▶ _WORK TO BE COMPLETED_
Write the lines out again, from the top of the material to the line containing "from matplotlib.offsetbox import", pictures excluded.

____ DATASET CONTENT

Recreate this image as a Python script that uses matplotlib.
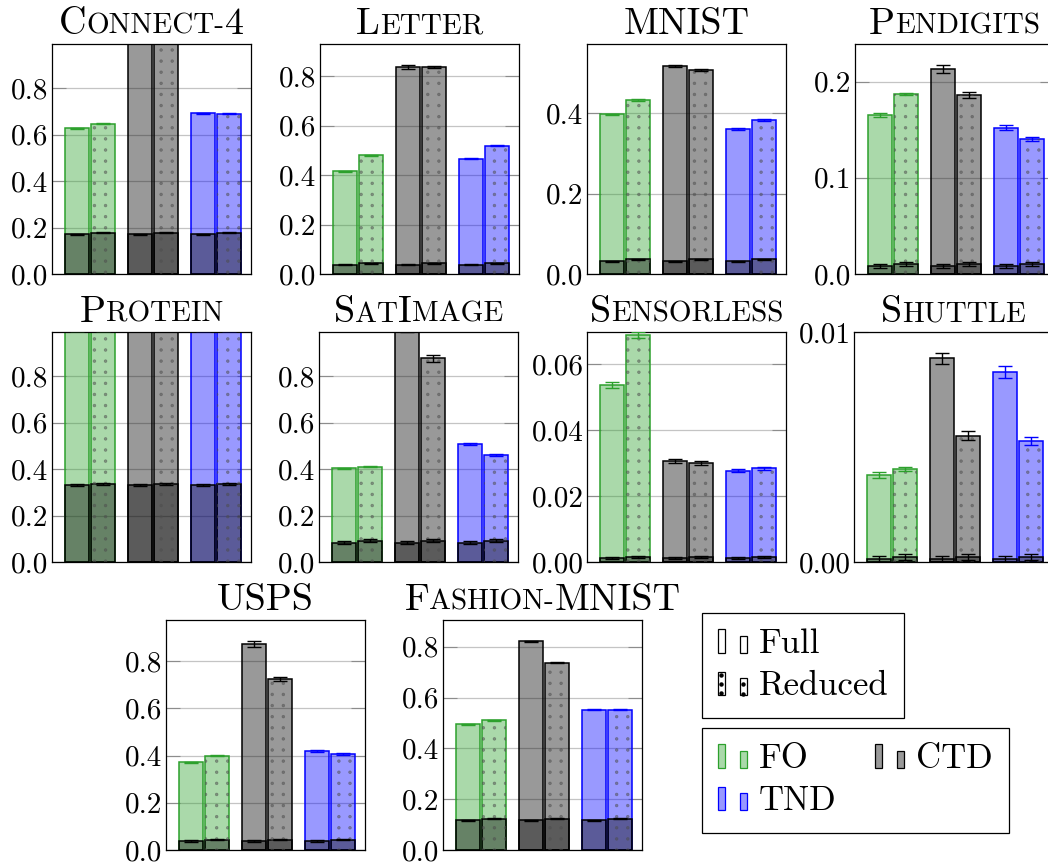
import numpy as np
import matplotlib
matplotlib.use("Agg")
import matplotlib.pyplot as plt
import matplotlib.hatch as mhatch
from matplotlib.path import Path
from matplotlib.colors import to_rgba
from matplotlib.patches import Rectangle
from matplotlib.lines import Line2D
from matplotlib.legend_handler import HandlerBase
from matplotlib.offsetbox import TextArea, HPacker, AnchoredOffsetbox

# ---------------- data ----------------
datasets = ["Connect-4", "Letter", "MNIST", "Pendigits",
            "Protein", "SatImage", "Sensorless", "Shuttle",
            "USPS", "Fashion-MNIST"]
methods = ["FO", "CTD", "TND"]
variants = ["Full", "Reduced"]

# order per dataset: FO full, FO reduced, CTD full, CTD reduced, TND full, TND reduced
bound_values = [
    [0.627, 0.646, 1.000, 1.000, 0.691, 0.690],
    [0.415, 0.480, 0.838, 0.837, 0.466, 0.519],
    [0.397, 0.432, 0.517, 0.508, 0.360, 0.383],
    [0.165, 0.187, 0.213, 0.186, 0.152, 0.140],
    [1.000, 1.000, 1.000, 1.000, 1.000, 1.000],
    [0.4025, 0.410, 1.000, 0.877, 0.509, 0.460],
    [0.0536, 0.0688, 0.0306, 0.0300, 0.0277, 0.0284],
    [0.00379, 0.00405, 0.00885, 0.00550, 0.00827, 0.00525],
    [0.372, 0.400, 0.875, 0.725, 0.421, 0.407],
    [0.494, 0.510, 0.821, 0.737, 0.551, 0.551],
]
bound_errors = [
    [0.002, 0.002, 0.004, 0.004, 0.002, 0.002],
    [0.002, 0.002, 0.008, 0.006, 0.003, 0.003],
    [0.002, 0.002, 0.003, 0.003, 0.002, 0.003],
    [0.002, 0.0015, 0.0038, 0.003, 0.0024, 0.002],
    [0.004, 0.004, 0.004, 0.004, 0.004, 0.004],
    [0.003, 0.003, 0.010, 0.014, 0.004, 0.003],
    [0.0008, 0.001, 0.0006, 0.0005, 0.0004, 0.0004],
    [0.00012, 0.0001, 0.00025, 0.000175, 0.00025, 0.00018],
    [0.003, 0.003, 0.013, 0.009, 0.004, 0.004],
    [0.002, 0.002, 0.003, 0.002, 0.002, 0.002],
]
test_values = [
    [0.171, 0.178, 0.171, 0.178, 0.171, 0.178],
    [0.0365, 0.043, 0.0365, 0.043, 0.0365, 0.043],
    [0.0315, 0.0365, 0.0315, 0.0365, 0.0315, 0.0365],
    [0.0087, 0.0107, 0.0087, 0.0107, 0.0087, 0.0107],
    [0.331, 0.336, 0.331, 0.336, 0.331, 0.336],
    [0.0836, 0.092, 0.0836, 0.092, 0.0836, 0.092],
    [0.00112, 0.00162, 0.00112, 0.00162, 0.00112, 0.00162],
    [0.000131, 0.000218, 0.000131, 0.000218, 0.000131, 0.000218],
    [0.0383, 0.044, 0.0383, 0.044, 0.0383, 0.044],
    [0.1173, 0.1225, 0.1173, 0.1225, 0.1173, 0.1225],
]
test_errors = [
    [0.002] * 6,
    [0.002] * 6,
    [0.001] * 6,
    [0.002] * 6,
    [0.004] * 6,
    [0.006] * 6,
    [0.0003] * 6,
    [0.00012] * 6,
    [0.003] * 6,
    [0.002] * 6,
]
y_max = [0.99, 0.93, 0.572, 0.239, 0.99, 0.99, 0.0697, 0.01, 0.975, 0.905]
y_ticks = [
    [0.0, 0.2, 0.4, 0.6, 0.8],
    [0.0, 0.2, 0.4, 0.6, 0.8],
    [0.0, 0.2, 0.4],
    [0.0, 0.1, 0.2],
    [0.0, 0.2, 0.4, 0.6, 0.8],
    [0.0, 0.2, 0.4, 0.6, 0.8],
    [0.00, 0.02, 0.04, 0.06],
    [0.00, 0.01],
    [0.0, 0.2, 0.4, 0.6, 0.8],
    [0.0, 0.2, 0.4, 0.6, 0.8],
]
tick_decimals = [1, 1, 1, 1, 1, 1, 2, 2, 1, 1]

# ---------------- style ----------------
method_colors = ["#2ca02c", "black", "blue"]
FILL_ALPHA = 0.4
plt.rcParams["font.family"] = "cmr10"
plt.rcParams["mathtext.fontset"] = "cm"
plt.rcParams["axes.formatter.use_mathtext"] = True
plt.rcParams["hatch.linewidth"] = 0.5


# square grid of small dots for the "." hatch (pgfplots-like dots pattern)
class _GridDots(mhatch.HatchPatternBase):
    def __init__(self, hatch, density):
        self.n = hatch.count('.') * 9
        circ = Path.unit_circle()
        self.shape_vertices = circ.vertices
        self.shape_codes = circ.codes
        self.num_vertices = self.n * self.n * len(self.shape_vertices)

    def set_vertices_and_codes(self, vertices, codes):
        if self.n == 0:
            return
        step = 1.0 / self.n
        r = 0.0135
        nv = len(self.shape_vertices)
        k = 0
        for i in range(self.n):
            for j in range(self.n):
                vertices[k:k + nv] = self.shape_vertices * r + ((i + 0.5) * step, (j + 0.5) * step)
                codes[k:k + nv] = self.shape_codes
                k += nv


mhatch._hatch_types = [(_GridDots if t is mhatch.SmallFilledCircles else t)
                       for t in mhatch._hatch_types]

W, H = 1048, 867
fig = plt.figure(figsize=(W / 100, H / 100), dpi=100)

AX_W, AX_H = 199, 230
row_tops = [44, 332, 620]
row_lefts = [[52, 320, 587, 855], [52, 319, 587, 854], [166, 443]]
positions = []
for top, lefts in zip(row_tops, row_lefts):
    for left in lefts:
        positions.append([left / W, 1 - (top + AX_H) / H, AX_W / W, AX_H / H])

BIG, SMALL = 27.5, 21


def smallcaps_title(ax, name):
    parts = []
    for ch in name:
        if ch.islower() or ch == '-':
            size, txt = SMALL, ch.upper()
        else:
            size, txt = BIG, ch
        if parts and parts[-1][1] == size:
            parts[-1][0] += txt
        else:
            parts.append([txt, size])
    boxes = [TextArea(t, textprops=dict(fontsize=s, family="cmr10")) for t, s in parts]
    pack = HPacker(children=boxes, align="baseline", pad=0, sep=0)
    ab = AnchoredOffsetbox(loc="lower center", child=pack, pad=0, borderpad=0,
                           frameon=False, bbox_to_anchor=(0.5, 1.0 + 3 / AX_H),
                           bbox_transform=ax.transAxes)
    fig.add_artist(ab)


group_x = np.arange(len(methods))
offsets = [-0.205, 0.205]
bar_w = 0.38

for k, name in enumerate(datasets):
    ax = fig.add_axes(positions[k])
    bvals = bound_values[k]
    berr = bound_errors[k]
    tvals = test_values[k]
    terr = test_errors[k]
    for m, c in enumerate(method_colors):
        for v in range(len(variants)):
            idx = 2 * m + v
            x = group_x[m] + offsets[v]
            ax.bar(x, bvals[idx], bar_w, color=to_rgba(c, FILL_ALPHA), edgecolor=c,
                   linewidth=1.1, zorder=2)
            ax.errorbar(x, bvals[idx], yerr=berr[idx], fmt="none", ecolor=c,
                        elinewidth=1.0, capsize=5, capthick=1.0, zorder=5)
            ax.bar(x, tvals[idx], bar_w, color=(0, 0, 0, 0.4), edgecolor="black",
                   linewidth=1.1, zorder=3)
            ax.errorbar(x, tvals[idx], yerr=terr[idx], fmt="none", ecolor="black",
                        elinewidth=1.0, capsize=5, capthick=1.0, zorder=5)
            if variants[v] == "Reduced":
                ax.bar(x, bvals[idx], bar_w, color="none",
                       edgecolor=(0.3, 0.3, 0.3, 0.5), linewidth=0, hatch=".",
                       zorder=4)
    ax.set_xlim(-0.6, 2.56)
    ax.set_ylim(0, y_max[k])
    ax.set_xticks([])
    ticks = y_ticks[k]
    ax.set_yticks(ticks, labels=[f"{t:.{tick_decimals[k]}f}" for t in ticks])
    ax.tick_params(axis="y", direction="in", length=10, width=0.8, color="#8c8c8c",
                   left=True, right=True, labelsize=21, pad=2.5)
    ax.grid(axis="y", color="#c4c4c4", linewidth=0.9)
    ax.set_axisbelow(True)
    for sp in ax.spines.values():
        sp.set_linewidth(0.9)
    smallcaps_title(ax, name)


# ---------------- legends ----------------
class PairBarHandler(HandlerBase):
    def __init__(self, face, edge, dotted=False):
        super().__init__()
        self.face, self.edge, self.dotted = face, edge, dotted

    def create_artists(self, legend, orig_handle, xdescent, ydescent, width, height,
                       fontsize, trans):
        x0, y0 = -xdescent, -ydescent
        bw = 0.25 * width
        heights = [height * 0.98, height * 0.72]
        xs = [x0, x0 + width - bw]
        arts = []
        for xi, hi in zip(xs, heights):
            r = Rectangle((xi, y0), bw, hi, facecolor=self.face, edgecolor=self.edge,
                          linewidth=0.9, transform=trans)
            arts.append(r)
        if self.dotted:
            fr = [[0.85, 0.47, 0.08], [0.65, 0.1]]
            for xi, hi, fl in zip(xs, heights, fr):
                ln = Line2D([xi + bw / 2] * len(fl), [y0 + f * hi for f in fl],
                            linestyle="none", marker="o", markersize=2.2,
                            color="black", transform=trans)
                arts.append(ln)
        return arts


LEG_FS = 25
common = dict(loc="upper left", bbox_transform=fig.transFigure, borderaxespad=0,
              frameon=True, fancybox=False, edgecolor="black", framealpha=1,
              fontsize=LEG_FS, handlelength=0.84, handleheight=0.7,
              handletextpad=0.35, borderpad=0.45, labelspacing=0.3)

h_var = [Rectangle((0, 0), 1, 1) for _ in variants]
hmap1 = {h_var[0]: PairBarHandler("white", "black", False),
         h_var[1]: PairBarHandler("white", "black", True)}
leg1 = fig.legend(handles=h_var, labels=variants, handler_map=hmap1,
                  bbox_to_anchor=(702 / W, 1 - 613 / H), **common)
leg1.get_frame().set_linewidth(0.9)

h_meth = [Rectangle((0, 0), 1, 1) for _ in methods]
hmap2 = {h: PairBarHandler(to_rgba(c, FILL_ALPHA), c) for h, c in zip(h_meth, method_colors)}
order = [0, 2, 1]
leg2 = fig.legend(handles=[h_meth[i] for i in order], labels=[methods[i] for i in order],
                  handler_map=hmap2, ncol=2, columnspacing=1.1,
                  bbox_to_anchor=(702 / W, 1 - 728 / H), **common)
leg2.get_frame().set_linewidth(0.9)

fig.savefig("out.png", dpi=100)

________

▶ _EXPECTED ANSWER_
Recreate this image as a Python script that uses matplotlib.
import numpy as np
import matplotlib
matplotlib.use("Agg")
import matplotlib.pyplot as plt
import matplotlib.hatch as mhatch
from matplotlib.path import Path
from matplotlib.colors import to_rgba
from matplotlib.patches import Rectangle
from matplotlib.lines import Line2D
from matplotlib.legend_handler import HandlerBase
from matplotlib.offsetbox import TextArea, HPacker, AnchoredOffsetbox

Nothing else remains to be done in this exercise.